--- START DATA EXTRACT ---

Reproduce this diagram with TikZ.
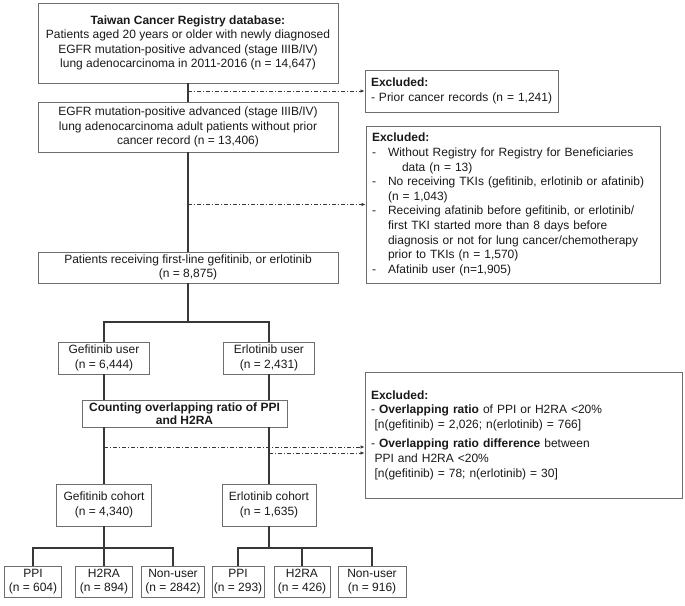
\documentclass[tikz,border=0pt]{standalone}
\usepackage{fontspec}
\setmainfont{Liberation Sans}
\usepackage{tikz}
\usetikzlibrary{arrows.meta}
\definecolor{boxgray}{RGB}{110,110,110}
\definecolor{linegray}{RGB}{55,55,55}
\definecolor{inkblack}{RGB}{25,25,25}
\tikzstyle{exarrow} = [linegray, line width=0.8pt, dash pattern=on 4pt off 2pt on 1pt off 2pt, -{Latex[length=4pt,width=3.5pt]}]
\tikzstyle{link} = [linegray, line width=1.2pt]
\newcommand{\exdash}{\makebox[16pt][l]{-}}
\newcommand{\excont}{\hspace*{16pt}}

\begin{document}
\begin{tikzpicture}[x=1pt,y=-1pt,
    box/.style={draw=boxgray, line width=0.9pt, rectangle, inner sep=0pt, align=center, text=inkblack,
        font=\fontsize{12}{14.3}\selectfont},
    exbox/.style={draw=boxgray, line width=0.9pt, rectangle, inner xsep=6pt, inner ysep=0pt, align=left, text=inkblack,
        font=\fontsize{12}{14.6}\selectfont, text width=#1-12pt}]
\useasboundingbox (0,0) rectangle (685,605);

\node[box, minimum width=300pt, minimum height=80pt] (top) at (188,43) {
    \textbf{Taiwan Cancer Registry database:}\\
    Patients aged 20 years or older with newly diagnosed\\
    EGFR mutation-positive advanced (stage IIIB/IV)\\
    lung adenocarcinoma in 2011-2016 (n = 14,647)
};

\node[exbox=193pt, minimum height=42pt] (excl1) at (461.5,91) {
    \textbf{Excluded:}\\
    \mbox{- Prior cancer records (n = 1,241)}
};

\node[box, minimum width=300pt, minimum height=50pt] (egfr) at (188,127) {
    EGFR mutation-positive advanced (stage IIIB/IV)\\
    lung adenocarcinoma adult patients without prior\\
    cancer record (n = 13,406)
};

\node[exbox=294pt, minimum height=157pt] (excl2) at (513,204.5) {
    \textbf{Excluded:}\\
    \exdash Without Registry for Registry for Beneficiaries\\
    \excont\hspace*{14pt}data (n = 13)\\
    \exdash No receiving TKIs (gefitinib, erlotinib or afatinib)\\
    \excont(n = 1,043)\\
    \exdash Receiving afatinib before gefitinib, or erlotinib/\\
    \excont first TKI started more than 8 days before\\
    \excont diagnosis or not for lung cancer/chemotherapy\\
    \excont prior to TKIs (n = 1,570)\\
    \exdash Afatinib user (n=1,905)
};

\node[box, minimum width=300pt, minimum height=31pt] (recv) at (188,267.5) {
    Patients receiving first-line gefitinib, or erlotinib\\
    (n = 8,875)
};

\node[box, minimum width=91pt, minimum height=32pt] (gefuser) at (104,358) {
    Gefitinib user\\
    (n = 6,444)
};
\node[box, minimum width=91pt, minimum height=32pt] (erluser) at (269,358) {
    Erlotinib user\\
    (n = 2,431)
};

\node[box, minimum width=205pt, minimum height=27pt, font=\fontsize{12}{13.5}\selectfont\bfseries] (counting) at (184.5,413.5) {
    Counting overlapping ratio of PPI\\
    and H2RA
};

\node[exbox=317pt, minimum height=126pt] (excl3) at (523.5,435) {
    \textbf{Excluded:}\\
    - \textbf{Overlapping ratio} of PPI or H2RA <20\%\\
    \hspace*{3.5pt}[n(gefitinib) = 2,026; n(erlotinib) = 766]\\[5pt]
    - \textbf{Overlapping ratio difference} between\\
    \hspace*{3.5pt}PPI and H2RA <20\%\\
    \hspace*{3.5pt}[n(gefitinib) = 78; n(erlotinib) = 30]
};

\node[box, minimum width=95pt, minimum height=42pt] (gefcoh) at (104,505) {
    Gefitinib cohort\\
    (n = 4,340)
};
\node[box, minimum width=94pt, minimum height=42pt] (erlcoh) at (269,505) {
    Erlotinib cohort\\
    (n = 1,635)
};

\node[box, minimum width=57pt, minimum height=31pt] (gppi) at (33,581.5) {PPI\\(n = 604)};
\node[box, minimum width=57pt, minimum height=31pt] (gh2) at (104,581.5) {H2RA\\(n = 894)};
\node[box, minimum width=63pt, minimum height=31pt] (gnon) at (173,581.5) {Non-user\\(n = 2842)};
\node[box, minimum width=52pt, minimum height=31pt] (eppi) at (238,581.5) {PPI\\(n = 293)};
\node[box, minimum width=56pt, minimum height=31pt] (eh2) at (302,581.5) {H2RA\\(n = 426)};
\node[box, minimum width=68pt, minimum height=31pt] (enon) at (372,581.5) {Non-user\\(n = 916)};

\coordinate (usersplit) at (188,322);
\coordinate (gefex) at (104,447);
\coordinate (erlex) at (269,453);
\coordinate (gefbus) at (104,548);
\coordinate (erlbus) at (269,548);

\draw[link] (top) -- (egfr);
\draw[link] (egfr) -- (recv);
\draw[link] (recv) -- (usersplit);
\draw[link] (gefuser.north) |- (usersplit) -| (erluser.north);
\draw[link] (gefuser) -- (gefuser.south |- counting.north);
\draw[link] (erluser) -- (erluser.south |- counting.north);
\draw[link] (gefcoh.north |- counting.south) -- (gefcoh);
\draw[link] (erlcoh.north |- counting.south) -- (erlcoh);
\draw[link] (gefcoh) -- (gefbus);
\draw[link] (gppi.north) |- (gefbus) -| (gnon.north);
\draw[link] (gh2) -- (gefbus);
\draw[link] (erlcoh) -- (erlbus);
\draw[link] (eppi.north) |- (erlbus) -| (enon.north);
\draw[link] (eh2) -- (eh2 |- erlbus);

\draw[exarrow] (top.south |- excl1.west) -- (excl1.west);
\draw[exarrow] (egfr.south |- excl2.west) -- (excl2.west);
\draw[exarrow] (gefex) -- (gefex -| excl3.west);
\draw[exarrow] (erlex) -- (erlex -| excl3.west);
\end{tikzpicture}
\end{document}
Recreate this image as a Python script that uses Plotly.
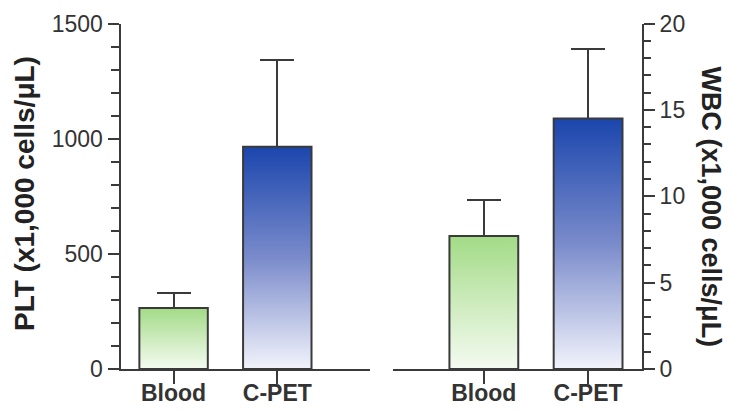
import plotly.graph_objects as go

categories = ["Blood", "C-PET"]
plt_mean = [265, 965]
plt_err = [65, 378]
wbc_mean = [7.7, 14.5]
wbc_err = [2.1, 4.0]
plt_ticks = [0, 500, 1000, 1500]
wbc_ticks = [0, 5, 10, 15, 20]

green_scale = [[0, "#f4fbf1"], [0.5, "#cdebbd"], [1, "#a2db86"]]
blue_scale = [[0, "#f2f3fb"], [0.5, "#7a8bcb"], [1, "#1b46ad"]]
scales = [green_scale, blue_scale]

BAR_W = 0.66
EDGE = "#3a3a3a"
FONT = "Liberation Sans, Arial, sans-serif"

# page body has an 8px margin: size the figure so it fits the 735x414 window
OFF = 8
W, H = 735 - 2 * OFF, 414 - 2 * OFF


def px(x):
    return (x - OFF) / W


def py(y):
    return 1 - (y - OFF) / H


fig = go.Figure()


def add_panel(means, errs, xa, ya):
    for i, (m, sc) in enumerate(zip(means, scales)):
        x0, x1 = i - BAR_W / 2, i + BAR_W / 2
        fig.add_trace(go.Scatter(
            x=[x0, x0, x1, x1, x0], y=[0, m, m, 0, 0],
            fill="toself", mode="lines",
            line=dict(color=EDGE, width=2),
            fillgradient=dict(type="vertical", colorscale=sc),
            xaxis=xa, yaxis=ya, showlegend=False, hoverinfo="skip"))
    fig.add_trace(go.Bar(
        x=list(range(len(categories))), y=means, width=BAR_W,
        marker=dict(color="rgba(0,0,0,0)", line=dict(width=0)),
        error_y=dict(type="data", array=errs, arrayminus=[0] * len(errs),
                     symmetric=False, color=EDGE, thickness=2, width=17),
        xaxis=xa, yaxis=ya, showlegend=False))


add_panel(plt_mean, plt_err, "x", "y")
add_panel(wbc_mean, wbc_err, "x2", "y2")

ydom = [py(369), py(23.5)]
axis_common = dict(showline=True, linecolor=EDGE, linewidth=2, showgrid=False,
                   zeroline=False, ticks="outside", tickwidth=2, tickcolor=EDGE,
                   automargin=False)

fig.update_layout(
    width=W, height=H,
    margin=dict(l=0, r=0, t=0, b=0, autoexpand=False),
    plot_bgcolor="white", paper_bgcolor="white",
    font=dict(family=FONT, color="#333333"),
    bargap=0,
    xaxis=dict(domain=[px(120.5), px(370)], range=[-0.512, 1.894],
               tickvals=[0, 1], ticktext=categories, ticklen=13,
               ticklabelstandoff=-11,
               tickfont=dict(size=23, weight="bold", color="#333333"),
               anchor="y", **axis_common),
    yaxis=dict(domain=ydom, range=[0, 1500], tickvals=plt_ticks, ticklen=11,
               minor=dict(dtick=100, ticklen=8, ticks="outside", tickwidth=2,
                          tickcolor=EDGE, showgrid=False),
               tickfont=dict(size=23, color="#333333"),
               anchor="x", **axis_common),
    xaxis2=dict(domain=[px(392.5), px(642)], range=[-0.876, 1.517],
                tickvals=[0, 1], ticktext=categories, ticklen=13,
                ticklabelstandoff=-11,
                tickfont=dict(size=23, weight="bold", color="#333333"),
                anchor="y2", **axis_common),
    yaxis2=dict(domain=ydom, range=[0, 20], tickvals=wbc_ticks, ticklen=11,
                side="right",
                minor=dict(dtick=1, ticklen=7, ticks="outside", tickwidth=2,
                           tickcolor=EDGE, showgrid=False),
                tickfont=dict(size=23, color="#333333"),
                anchor="x2", **axis_common),
    annotations=[
        dict(text="<b>PLT (x1,000 cells/μL)</b>", xref="paper", yref="paper",
             x=px(24), y=py(194), textangle=-90, showarrow=False,
             font=dict(size=28, color="#222222"), xanchor="center", yanchor="middle"),
        dict(text="<b>WBC (x1,000 cells/μL)</b>", xref="paper", yref="paper",
             x=1.0, y=py(206.5), textangle=90, showarrow=False, borderpad=0,
             font=dict(size=27, color="#222222"), xanchor="right", yanchor="middle"),
    ],
)

fig.write_html("out.html")
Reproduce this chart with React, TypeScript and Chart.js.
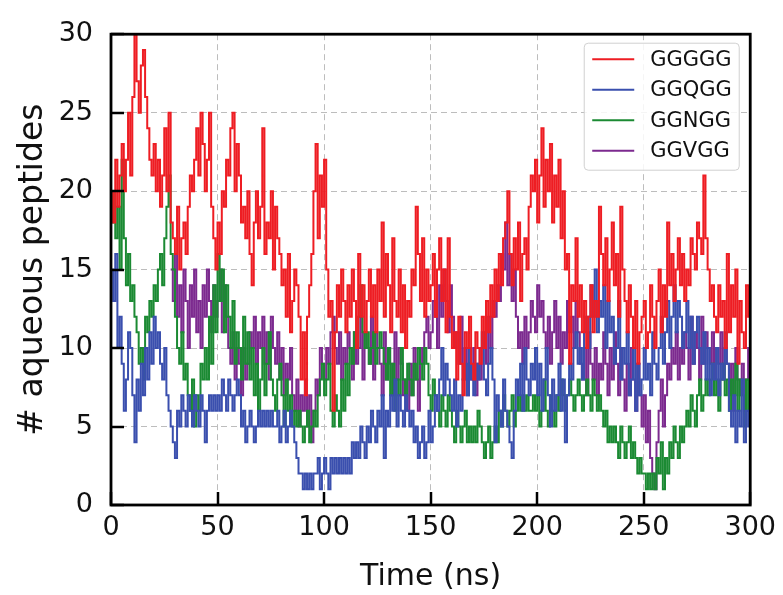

--- END DATA EXTRACT ---

(WRITTEN REQUEST) Transcribe exactly, please, the lines between the start of the records above and the line holding "(0,0) rectangle (685,605);", counting both of those lines and omitting pictures.

(SOLVED PROBLEM)
Reproduce this diagram with TikZ.
\documentclass[tikz,border=0pt]{standalone}
\usepackage{fontspec}
\setmainfont{Liberation Sans}
\usepackage{tikz}
\usetikzlibrary{arrows.meta}
\definecolor{boxgray}{RGB}{110,110,110}
\definecolor{linegray}{RGB}{55,55,55}
\definecolor{inkblack}{RGB}{25,25,25}
\tikzstyle{exarrow} = [linegray, line width=0.8pt, dash pattern=on 4pt off 2pt on 1pt off 2pt, -{Latex[length=4pt,width=3.5pt]}]
\tikzstyle{link} = [linegray, line width=1.2pt]
\newcommand{\exdash}{\makebox[16pt][l]{-}}
\newcommand{\excont}{\hspace*{16pt}}

\begin{document}
\begin{tikzpicture}[x=1pt,y=-1pt,
    box/.style={draw=boxgray, line width=0.9pt, rectangle, inner sep=0pt, align=center, text=inkblack,
        font=\fontsize{12}{14.3}\selectfont},
    exbox/.style={draw=boxgray, line width=0.9pt, rectangle, inner xsep=6pt, inner ysep=0pt, align=left, text=inkblack,
        font=\fontsize{12}{14.6}\selectfont, text width=#1-12pt}]
\useasboundingbox (0,0) rectangle (685,605);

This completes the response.